Well, here we are again—another Disney tentpole movie facing the very real possibility of box office embarrassment. This time, it’s Mufasa: The Lion King, a prequel nobody really asked for, sporting a $200 million price tag before you even factor in the estimated $75–$100 million Disney will spend on marketing. In other words, this feline flick needs to claw its way to at least $550 million worldwide just to break even.
But according to early projections, that mountain might be a little too steep. Analysts are predicting a soft opening weekend of just $50 million. To add insult to injury, it’s expected to lose the top spot to Sonic the Hedgehog 3, which is predicted to rake in a slightly better $60 million. That’s gotta sting—getting outpaced by an animated blue rodent wearing sneakers.
It’s worth remembering that The Lion King (2019)—Disney’s CGI remake of the 1994 animated classic—pulled in $78 million on opening day and ended its debut weekend with a whopping $200 million. The drop-off in anticipation between these two films is so steep it might require a parachute.
But let’s not ignore the real elephant in the room (or should I say lion?): audience fatigue.
Disney has milked its beloved IPs dry, squeezing them for every last drop of nostalgia while alienating longtime fans with divisive creative choices and relentless moral lecturing. The House of Mouse has been operating less like a creative powerhouse and more like a factory assembly line—churning out polished, technically impressive films that lack the heart, charm, and originality of their predecessors.
Then there’s the Rotten Tomatoes score. With a “rotten” 58% critic rating, Mufasa isn’t exactly winning hearts and minds. Compare that to Sonic the Hedgehog 3’s impressive 85% fresh rating, and it’s easy to see why parents might opt for the plucky blue speedster over yet another photorealistic lion movie.
The critic consensus on Mufasa sums it up neatly:
“Barry Jenkins’ deft hand and Lin-Manuel Miranda’s music go some way towards squaring the Circle of Life in Mufasa, but this fitfully soulful story is ill-served by its impersonal, photorealistic animation style.”
Translation: Barry Jenkins is talented, Lin-Manuel Miranda’s music is catchy, but this CGI-heavy world just doesn’t have the magic of hand-drawn animation.
And therein lies one of Disney’s biggest miscalculations. The original Lion King (1994) is still a masterpiece—a film etched into the hearts of an entire generation. But the CGI-heavy remakes, while visually stunning, often feel hollow. When everything looks “real,” the expressive charm of animation—the very thing that made these stories timeless—gets lost in translation.
Now, could Mufasa still surprise us and overperform at the box office? Sure, anything’s possible—especially around the holiday season, when families are looking for activities to keep the kids entertained.
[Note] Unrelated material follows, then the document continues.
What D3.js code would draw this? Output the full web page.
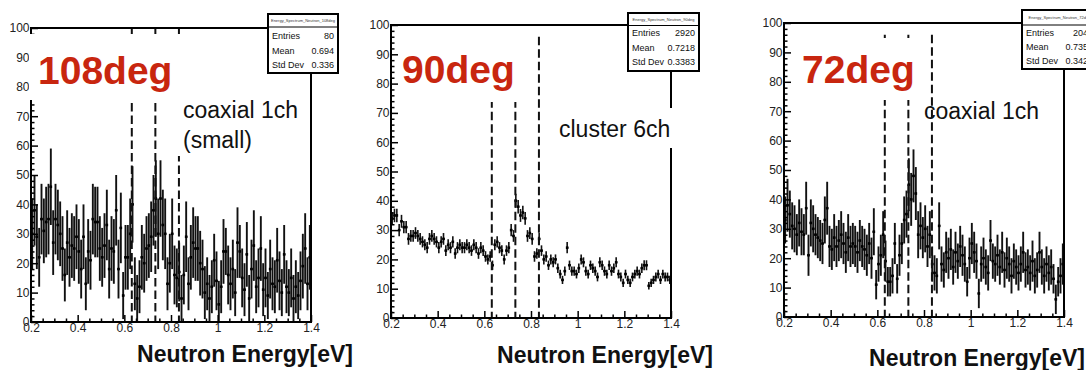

But let’s be honest: Disney’s golden touch at the box office has been fading for years.
The studio has been burning bridges with its core audience, alienating parents with overt messaging and turning once-beloved characters into hollow corporate mascots. At the same time, rival studios are proving that audiences will show up for family-friendly movies—as long as they’re fun, engaging, and respectful of their audience.
Look at Sonic the Hedgehog. It’s silly, it’s colorful, and it doesn’t try to do anything other than entertain. Audiences appreciate that.
If Mufasa flops—and let’s be real, it’s leaning in that direction—it won’t be because audiences have stopped loving The Lion King. It’ll be because audiences have stopped trusting Disney to deliver magic without a heavy dose of lecturing and corporate sterility.
At the end of the day, Disney needs a reset. A real one—not just swapping out CEOs and issuing hollow apologies. They need to rediscover the formula that made them the undisputed kings of animated storytelling in the first place: compelling stories, unforgettable characters, and genuine emotional depth.